You can also use double paren for the increment. (( COUNTER++ )).
3

First line in the while loop you set num to 1, then at the bottom of the while loop you set COUNTER to 2, so it will never execute more than once. So you want something like this:

    #!/bin/bash
    echo "Base name of machines to bring down:"
    read vm
    echo "Number of machines:"
    read num

    COUNTER=1
    while [  $COUNTER -le $num ]; do          
        VBoxManage controlvm $vm$COUNTER poweroff
        let COUNTER=COUNTER+1
    done

Comments

3

I would think that this may be a better approach:

#!/bin/bash


for (( i=1 ; $i <= $1 ; i=i+1 ))   
do
      VBoxManage controlvm $2$i

done

$1 is the first parameter passed to a script. $2 the second parameter.
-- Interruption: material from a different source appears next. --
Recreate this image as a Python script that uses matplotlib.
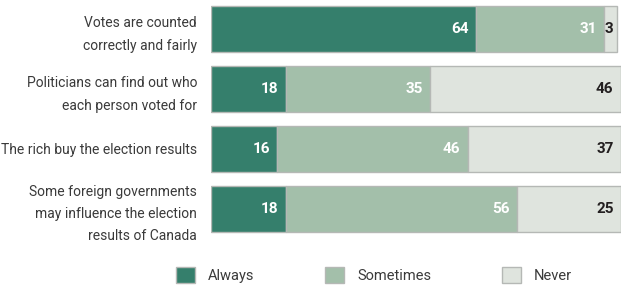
import matplotlib
matplotlib.use("Agg")
import matplotlib.pyplot as plt
from matplotlib.patches import Patch

categories = [
    "Votes are counted\ncorrectly and fairly",
    "Politicians can find out who\neach person voted for",
    "The rich buy the election results",
    "Some foreign governments\nmay influence the election\nresults of Canada",
]
always = [64, 18, 16, 18]
sometimes = [31, 35, 46, 56]
never = [3, 46, 37, 25]
series_names = ["Always", "Sometimes", "Never"]
colors = ["#357f6c", "#a3bfaa", "#dfe4de"]
label_colors = ["white", "white", "#231f20"]

plt.rcParams['font.family'] = ["Roboto", "DejaVu Sans"]

W, H = 629, 290
fig = plt.figure(figsize=(W/100, H/100), dpi=100)
ax = fig.add_axes([211/W, (H-238.5)/H, (621-211)/W, 239.5/H])

y = list(range(len(categories)))
left = [0]*len(categories)
for vals, col, lc in zip([always, sometimes, never], colors, label_colors):
    ax.barh(y, vals, left=left, height=0.77, color=col, edgecolor="#b5b8b5", linewidth=1.0)
    for i, (l, v) in enumerate(zip(left, vals)):
        pad = 0.8 if v < 5 else 1.8
        ax.text(l + v - pad, i, str(v), ha="right", va="center", color=lc,
                fontsize=11, fontweight="bold")
    left = [a + b for a, b in zip(left, vals)]

ax.set_xlim(0, 99)
ax.set_ylim(len(categories) - 0.5, -0.5)
ax.set_yticks(y)
ax.set_yticklabels(categories, fontsize=10, color="#3a3a3a", linespacing=1.75)
ax.tick_params(axis="y", length=0, pad=10)
ax.set_xticks([])
for s in ax.spines.values():
    s.set_visible(False)

handles = [Patch(facecolor=c, edgecolor="#b5b8b5", linewidth=1.0) for c in colors]
fig.legend(handles, series_names, loc="center", bbox_to_anchor=(374/W, (H-275)/H),
           ncol=3, frameon=False, fontsize=10.5, handlelength=1.3, handleheight=1.3,
           handletextpad=0.9, columnspacing=4.85, labelcolor="#3a3a3a")

fig.savefig("out.png", dpi=100)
Now you can call your script with

myscript vlaue vm

where when $1 is reached the script will stop and $2 is your vm parameter.

i tried this with the echo command

l1zard@Marvin:~/Downloads> ./test.sh 3 maria
VBoxManage controlvm maria0
VBoxManage controlvm maria1
VBoxManage controlvm maria2
VBoxManage controlvm maria3

2 Comments

-1: Your script does not work, it is full of errors and redundancy.